In 2018 it was calculated that the carbon debt and payback time for a Combined Heat & Power Generation Plant in Denmark was paid back after just one year, and that after 12 years greenhouse-gas emissions were halved relative to continued coal combustion.
These numbers are vastly different to the 40+ years of payback time which were estimated for the process used by plants similar to Drax.
In this Danish study, the plant burns wood chips rather than pellets, which reduces processing energy.
The wood is sourced locally from mixed forests in a cold temperate region, which have different growing characteristics from trees in warm temperate regions.
The energy it produces is maximized, producing both heat for local houses and electricity.
Getting More out of Biomass
Simon McQueen Mason, a biologist from the University of York, UK, thinks that just burning biomass is missing a trick.
“Just using it to generate heat and electricity seems like a waste of a really good resource.”
Instead, McQueen Mason is investigating ways of making gas and liquid fuel from biomass.
The intention is to get micro-organisms and bacteria to munch their way through wood material, and then in turn, collect the resulting gas and liquid produced as the bugs digest the biomass.
Pilot plants using sugar cane residue are already proving promising and could provide a solution, but currently burning it is providing governments with a quick-fix way to reduce emissions.
Despite the smoke coming out of the boiler chimney at Drax, the EU’s classification of biomass as a renewable form of energy enables the UK to ignore the carbon dioxide being produced here, on the assumption that it will be mopped up by the trees on the other side of the ocean.

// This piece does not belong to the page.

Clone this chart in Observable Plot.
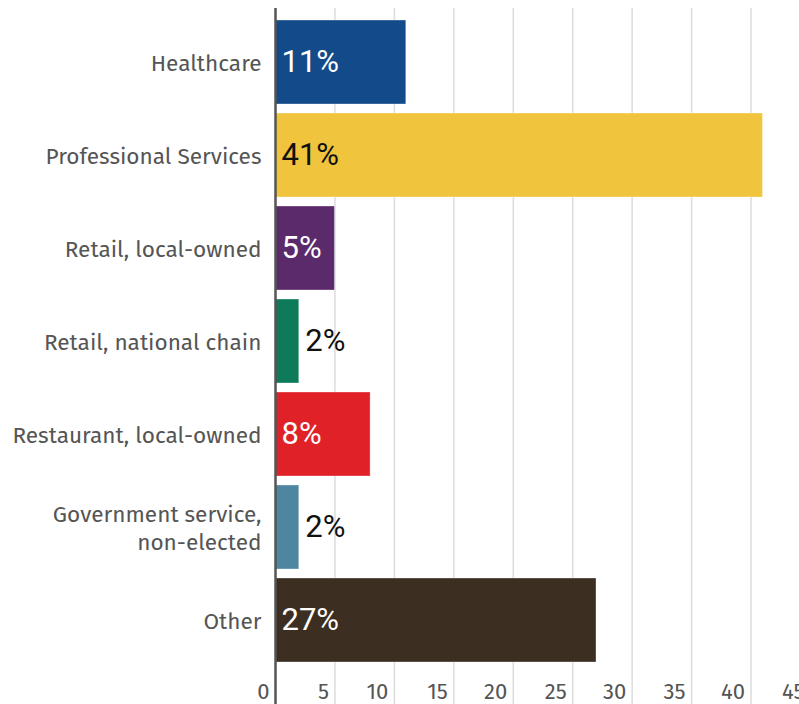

Making use of this form of carbon “loan” has played a key role in reducing reported emissions across the EU.
Even if living trees can soak up these carbon-dioxide emissions, there is a danger due to the fact that regrowth is not a certainty. The forest land may be converted to other uses (e.g. Pasture, agricultural land or development).
This does not even take into account the risks from forest wildfire, insect damage, disease and other ecological stresses, including climate change itself which may limit or prevent regrowth.
This could result in the biomass carbon debt never being re-paid.